Stephen Robertson, British Retail Consortium Director General, said: “The BRC supports small shops; they are a crucial part of our rich retail mix. We want thriving town centres. The presumption that small retailers are in a terminal decline caused by large retailers is wrong.

“Where they are in difficulty, it is mainly about costs and access not suburban competition. In particular, the burden of regulation falls disproportionately hard on small businesses.

“Town centres should be supported by making them more attractive, more accessible and safer places to shop. It is no more helpful to attempt to support the high-street by undermining the appeal of competing locations than it would be by undermining online retailing.

“We welcome many of the Commission's proposals and applaud their decision to drop earlier anti-customer plans, such as forcing charging for suburban shop car parks.”

Of the six main recommendations made by the report, the BRC largely agrees with the following:

• Promoting town centre management to make high streets more attractive places.
• The Commission is right to call for town centres to become easier places to shop and do business. It is too focussed on price as the only aspect of competition between retailers ignoring service and range which are often keys to success for smaller businesses.
• Promotion of effective partnerships to tackle anti-social behaviour, retail and business crime
• Retail and other businesses should be treated as significant partners in the local community and involved in setting local crime priorities and assessing police performance.
• Ensuring parking facilities support rather than deter shopping trips
• Local authorities should enforce parking control reasonably, fairly and accountably – car parking should be treated as a customer service not simply a source of revenue through charges and penalty notices.
• Reviewing business rates and rent arrangements
• We strongly support the removal of business rate supplements or at least greater protection for businesses. The BRC has been at the forefront of campaigning for monthly rental payments rather than quarterly.

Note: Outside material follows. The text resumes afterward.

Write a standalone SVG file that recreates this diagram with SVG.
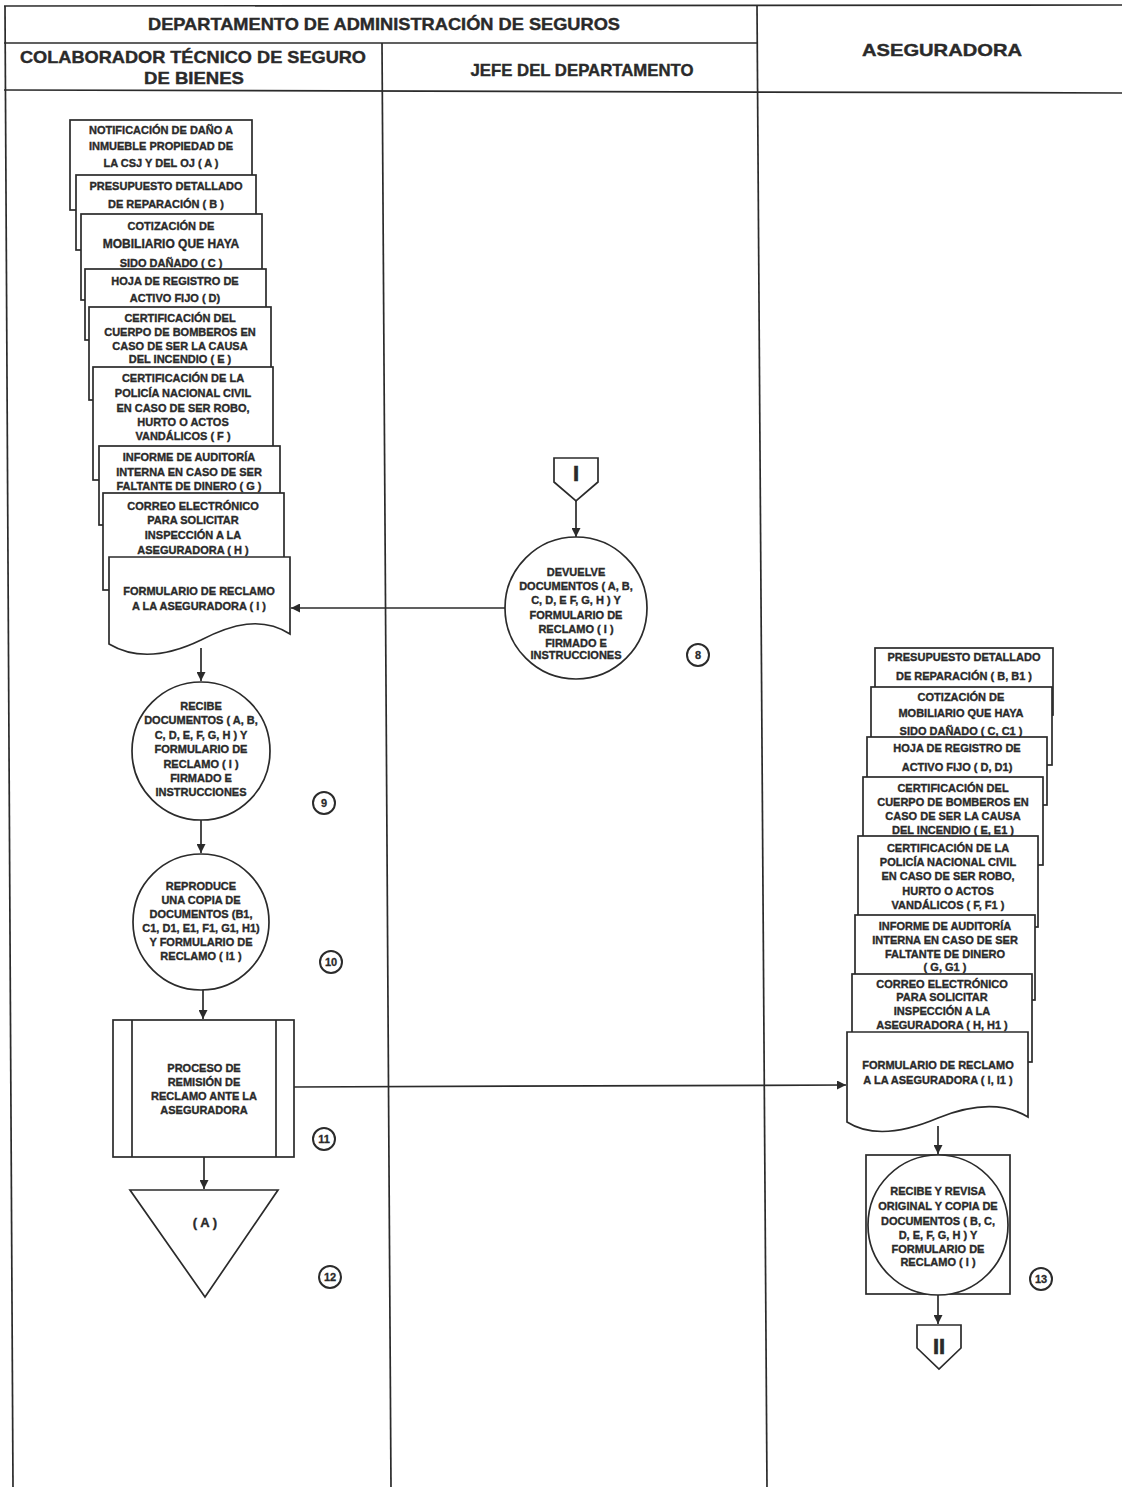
<svg xmlns="http://www.w3.org/2000/svg" width="1122" height="1487" viewBox="0 0 1122 1487">
<style>
.bg{fill:#fff}
.ln{stroke:#2b2b2b;stroke-width:1.7;fill:none}
.shp{stroke:#2b2b2b;stroke-width:1.7;fill:#fff}
.num{stroke:#2b2b2b;stroke-width:2;fill:#fff}
.hd{font-family:"Liberation Sans",Arial,sans-serif;font-weight:bold;font-size:17px;fill:#2a2a2a;stroke:#2a2a2a;stroke-width:0.4;text-anchor:middle}
.t{font-family:"Liberation Sans",Arial,sans-serif;font-weight:bold;font-size:11px;fill:#2a2a2a;stroke:#2a2a2a;stroke-width:0.35;text-anchor:middle}
.n{font-family:"Liberation Sans",Arial,sans-serif;font-weight:bold;font-size:11px;fill:#2a2a2a;stroke:#2a2a2a;stroke-width:0.3;text-anchor:middle}
.big{font-family:"Liberation Sans",Arial,sans-serif;font-weight:bold;font-size:22px;fill:#2a2a2a;stroke:#2a2a2a;stroke-width:0.6;text-anchor:middle}
.cn{stroke:#2b2b2b;stroke-width:1.7;fill:none}
</style>
<defs>
<marker id="ah" viewBox="0 0 10 10" refX="10" refY="5" markerWidth="9" markerHeight="9" orient="auto" markerUnits="userSpaceOnUse">
<path d="M0,0 L10,5 L0,10 Z" fill="#2b2b2b"/>
</marker>
</defs>
<rect class="bg" x="0" y="0" width="1122" height="1487"/>

<g id="lanes">
<line class="ln" x1="4" y1="6" x2="1122" y2="5"/>
<line class="ln" x1="4" y1="43" x2="757" y2="43"/>
<line class="ln" x1="4" y1="90" x2="1122" y2="93"/>
<line class="ln" x1="5" y1="6" x2="13" y2="1487"/>
<line class="ln" x1="382" y1="43" x2="391" y2="1487"/>
<line class="ln" x1="757" y1="5" x2="767" y2="1487"/>
<text class="hd" x="384" y="30" textLength="472" lengthAdjust="spacingAndGlyphs">DEPARTAMENTO DE ADMINISTRACIÓN DE SEGUROS</text>
<text class="hd" x="193" y="63" textLength="346" lengthAdjust="spacingAndGlyphs">COLABORADOR TÉCNICO DE SEGURO</text>
<text class="hd" x="194" y="84" textLength="100" lengthAdjust="spacingAndGlyphs">DE BIENES</text>
<text class="hd" x="582" y="76" textLength="223" lengthAdjust="spacingAndGlyphs">JEFE DEL DEPARTAMENTO</text>
<text class="hd" x="942" y="56" textLength="160" lengthAdjust="spacingAndGlyphs">ASEGURADORA</text>
</g>

<g id="connectors">
<line class="cn" x1="576" y1="501" x2="576" y2="537" marker-end="url(#ah)"/>
<line class="cn" x1="505" y1="608" x2="291" y2="608" marker-end="url(#ah)"/>
<line class="cn" x1="201" y1="648" x2="201" y2="681" marker-end="url(#ah)"/>
<line class="cn" x1="201" y1="820" x2="201" y2="853" marker-end="url(#ah)"/>
<line class="cn" x1="203" y1="990" x2="203" y2="1019" marker-end="url(#ah)"/>
<line class="cn" x1="204" y1="1157" x2="204" y2="1189" marker-end="url(#ah)"/>
<line class="cn" x1="294" y1="1087" x2="846" y2="1085" marker-end="url(#ah)"/>
<line class="cn" x1="938" y1="1126" x2="938" y2="1154" marker-end="url(#ah)"/>
<line class="cn" x1="938" y1="1294" x2="938" y2="1324" marker-end="url(#ah)"/>
</g>

<g id="docs-left">
<g id="docA"><rect class="shp" x="70" y="120" width="182" height="90"/>
<text class="t" x="161" y="134">NOTIFICACIÓN DE DAÑO A</text><text class="t" x="161" y="150">INMUEBLE PROPIEDAD DE</text><text class="t" x="161" y="167">LA CSJ Y DEL OJ ( A )</text></g>
<g id="docB"><rect class="shp" x="76" y="175" width="180" height="75"/>
<text class="t" x="166" y="190">PRESUPUESTO DETALLADO</text><text class="t" x="166" y="208">DE REPARACIÓN ( B )</text></g>
<g id="docC"><rect class="shp" x="81" y="214" width="181" height="86"/>
<text class="t" x="171" y="230">COTIZACIÓN DE</text><text class="t" x="171" y="248" style="font-size:12px">MOBILIARIO QUE HAYA</text><text class="t" x="171" y="267">SIDO DAÑADO ( C )</text></g>
<g id="docD"><rect class="shp" x="85" y="269" width="181" height="71"/>
<text class="t" x="175" y="285">HOJA DE REGISTRO DE</text><text class="t" x="175" y="302">ACTIVO FIJO ( D)</text></g>
<g id="docE"><rect class="shp" x="89" y="307" width="182" height="93"/>
<text class="t" x="180" y="322">CERTIFICACIÓN DEL</text><text class="t" x="180" y="336">CUERPO DE BOMBEROS EN</text><text class="t" x="180" y="350">CASO DE SER LA CAUSA</text><text class="t" x="180" y="363">DEL INCENDIO ( E )</text></g>
<g id="docF"><rect class="shp" x="93" y="367" width="180" height="113"/>
<text class="t" x="183" y="382">CERTIFICACIÓN DE LA</text><text class="t" x="183" y="397">POLICÍA NACIONAL CIVIL</text><text class="t" x="183" y="412">EN CASO DE SER ROBO,</text><text class="t" x="183" y="426">HURTO O ACTOS</text><text class="t" x="183" y="440">VANDÁLICOS ( F )</text></g>
<g id="docG"><rect class="shp" x="99" y="446" width="181" height="79"/>
<text class="t" x="189" y="461">INFORME DE AUDITORÍA</text><text class="t" x="189" y="476">INTERNA EN CASO DE SER</text><text class="t" x="189" y="490">FALTANTE DE DINERO ( G )</text></g>
<g id="docH"><rect class="shp" x="103" y="493" width="181" height="97"/>
<text class="t" x="193" y="510">CORREO ELECTRÓNICO</text><text class="t" x="193" y="524">PARA SOLICITAR</text><text class="t" x="193" y="539">INSPECCIÓN A LA</text><text class="t" x="193" y="554">ASEGURADORA ( H )</text></g>
<g id="docI"><path class="shp" d="M109,557 H290 V634 C262,616 232,624 201,640 C168,656 136,660 109,644 Z"/>
<text class="t" x="199" y="595">FORMULARIO DE RECLAMO</text><text class="t" x="199" y="610">A LA ASEGURADORA ( I )</text></g>
</g>

<g id="conn-I">
<path class="shp" d="M554,458 H598 V482 L576,501 L554,482 Z"/>
<text class="big" x="576" y="481">I</text>
</g>

<g id="step8">
<circle class="shp" cx="576" cy="608" r="71"/>
<text class="t" x="576" y="576">DEVUELVE</text><text class="t" x="576" y="590">DOCUMENTOS ( A, B,</text><text class="t" x="576" y="604">C, D, E F, G, H ) Y</text><text class="t" x="576" y="619">FORMULARIO DE</text><text class="t" x="576" y="633">RECLAMO ( I )</text><text class="t" x="576" y="647">FIRMADO E</text><text class="t" x="576" y="659">INSTRUCCIONES</text>
<circle class="num" cx="698" cy="655" r="11"/><text class="n" x="698" y="659">8</text>
</g>

<g id="step9">
<circle class="shp" cx="201" cy="751" r="69"/>
<text class="t" x="201" y="710">RECIBE</text><text class="t" x="201" y="724">DOCUMENTOS ( A, B,</text><text class="t" x="201" y="739">C, D, E, F, G, H ) Y</text><text class="t" x="201" y="753">FORMULARIO DE</text><text class="t" x="201" y="768">RECLAMO ( I )</text><text class="t" x="201" y="782">FIRMADO E</text><text class="t" x="201" y="796">INSTRUCCIONES</text>
<circle class="num" cx="324" cy="803" r="11"/><text class="n" x="324" y="807">9</text>
</g>

<g id="step10">
<circle class="shp" cx="201" cy="922" r="68"/>
<text class="t" x="201" y="890">REPRODUCE</text><text class="t" x="201" y="904">UNA COPIA DE</text><text class="t" x="201" y="918">DOCUMENTOS (B1,</text><text class="t" x="201" y="932">C1, D1, E1, F1, G1, H1)</text><text class="t" x="201" y="946">Y FORMULARIO DE</text><text class="t" x="201" y="960">RECLAMO ( I1 )</text>
<circle class="num" cx="331" cy="962" r="11"/><text class="n" x="331" y="966">10</text>
</g>

<g id="step11">
<rect class="shp" x="113" y="1020" width="181" height="137"/>
<line class="ln" x1="132" y1="1020" x2="132" y2="1157"/>
<line class="ln" x1="276" y1="1020" x2="276" y2="1157"/>
<text class="t" x="204" y="1072">PROCESO DE</text><text class="t" x="204" y="1086">REMISIÓN DE</text><text class="t" x="204" y="1100">RECLAMO ANTE LA</text><text class="t" x="204" y="1114">ASEGURADORA</text>
<circle class="num" cx="324" cy="1139" r="11"/><text class="n" x="324" y="1143">11</text>
</g>

<g id="step12">
<path class="shp" d="M130,1190 H278 L205,1297 Z"/>
<text class="t" x="205" y="1227" style="font-size:13px">( A )</text>
<circle class="num" cx="330" cy="1277" r="11"/><text class="n" x="330" y="1281">12</text>
</g>

<g id="docs-right">
<g id="rdocB"><rect class="shp" x="875" y="648" width="178" height="67"/>
<text class="t" x="964" y="661">PRESUPUESTO DETALLADO</text><text class="t" x="964" y="680">DE REPARACIÓN ( B, B1 )</text></g>
<g id="rdocC"><rect class="shp" x="871" y="687" width="181" height="78"/>
<text class="t" x="961" y="701">COTIZACIÓN DE</text><text class="t" x="961" y="717">MOBILIARIO QUE HAYA</text><text class="t" x="961" y="735">SIDO DAÑADO ( C, C1 )</text></g>
<g id="rdocD"><rect class="shp" x="867" y="737" width="180" height="68"/>
<text class="t" x="957" y="752">HOJA DE REGISTRO DE</text><text class="t" x="957" y="771">ACTIVO FIJO ( D, D1)</text></g>
<g id="rdocE"><rect class="shp" x="863" y="777" width="180" height="88"/>
<text class="t" x="953" y="792">CERTIFICACIÓN DEL</text><text class="t" x="953" y="806">CUERPO DE BOMBEROS EN</text><text class="t" x="953" y="820">CASO DE SER LA CAUSA</text><text class="t" x="953" y="834">DEL INCENDIO ( E, E1 )</text></g>
<g id="rdocF"><rect class="shp" x="858" y="836" width="180" height="91"/>
<text class="t" x="948" y="852">CERTIFICACIÓN DE LA</text><text class="t" x="948" y="866">POLICÍA NACIONAL CIVIL</text><text class="t" x="948" y="880">EN CASO DE SER ROBO,</text><text class="t" x="948" y="895">HURTO O ACTOS</text><text class="t" x="948" y="909">VANDÁLICOS ( F, F1 )</text></g>
<g id="rdocG"><rect class="shp" x="855" y="915" width="180" height="85"/>
<text class="t" x="945" y="930">INFORME DE AUDITORÍA</text><text class="t" x="945" y="944">INTERNA EN CASO DE SER</text><text class="t" x="945" y="958">FALTANTE DE DINERO</text><text class="t" x="945" y="971">( G, G1 )</text></g>
<g id="rdocH"><rect class="shp" x="852" y="974" width="180" height="88"/>
<text class="t" x="942" y="988">CORREO ELECTRÓNICO</text><text class="t" x="942" y="1001">PARA SOLICITAR</text><text class="t" x="942" y="1015">INSPECCIÓN A LA</text><text class="t" x="942" y="1029">ASEGURADORA ( H, H1 )</text></g>
<g id="rdocI"><path class="shp" d="M847,1032 H1028 V1117 C1000,1100 968,1106 938,1118 C905,1132 872,1138 847,1122 Z"/>
<text class="t" x="938" y="1069">FORMULARIO DE RECLAMO</text><text class="t" x="938" y="1084">A LA ASEGURADORA ( I, I1 )</text></g>
</g>

<g id="step13">
<rect class="shp" x="866" y="1155" width="144" height="139"/>
<circle class="shp" cx="938" cy="1225" r="70"/>
<text class="t" x="938" y="1195">RECIBE Y REVISA</text><text class="t" x="938" y="1210">ORIGINAL Y COPIA DE</text><text class="t" x="938" y="1225">DOCUMENTOS ( B, C,</text><text class="t" x="938" y="1239">D, E, F, G, H ) Y</text><text class="t" x="938" y="1253">FORMULARIO DE</text><text class="t" x="938" y="1266">RECLAMO ( I )</text>
<circle class="num" cx="1041" cy="1279" r="11"/><text class="n" x="1041" y="1283">13</text>
</g>

<g id="conn-II">
<path class="shp" d="M917,1325 H961 V1348 L939,1369 L917,1348 Z"/>
<text class="big" x="939" y="1354">II</text>
</g>
</svg>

But, while the Commission made some reference to the support from retail chains for some town centre management partnerships, it ignored their contributions to:

• Providing funding and expertise and supporting partnerships such as Business Improvement Districts (BIDs) and crime initiatives, including providing volunteer officers to town centres and retailing areas.
• Acting as anchor stores thereby increasing customer numbers for neighbouring small and independent stores.
• Providing car parking and other facilities, including space for small retailers and even accommodation for local police officers.